US intelligence services see security threat in climate change

Washington (AFP) – US intelligence services said Thursday for the first time that climate change poses wide-ranging threats to the United States' national security and stability around the world.


A world of ever more extreme weather patterns "will increasingly exacerbate a number of risks to US national security interests, from physical impacts that could cascade into security challenges, to how countries respond to the climate challenge," the White House said in a summary of the intelligence reports.

The prediction was made in the first official assessment by the Office of the Director of National Intelligence, or ODNI, which oversees the sprawling US intelligence apparatus.

The document "represents the consensus view of all 18" elements in the intelligence community, the White House said.

According to the agencies, climate change is driving "increased geopolitical tension as countries argue over who should be doing more," cross-border "flashpoints" as countries respond to climate change impact by trying to secure their own interests, and fallout from climate on national stability in some countries.

On a practical level, US national security bodies will be integrating climate change effects into their planning, the White House said.

The Pentagon, for example, will consider climate change "at every level, which will be essential to train, fight, and win in an increasingly complex environment."

Migration, a politically sensitive issue on the US southern border, will also be seen partly through the lens of climate change, the White House said.

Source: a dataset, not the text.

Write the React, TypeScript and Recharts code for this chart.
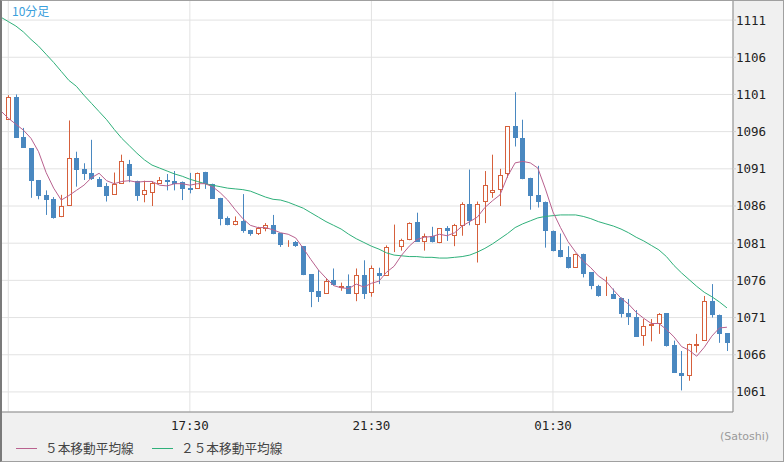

"This assessment marks the first time the US government is officially recognizing and reporting on this linkage."

The report was issued just ahead of the United Nations climate summit in Glasgow, Scotland, which President Joe Biden will be attending.

"With more than 85 percent of global emissions coming from beyond US borders, we alone cannot solve this challenge. We need the rest of the world to accelerate their progress," a senior US official, who asked not to be identified, told reporters.

"It is definitely a security issue and a national security issue."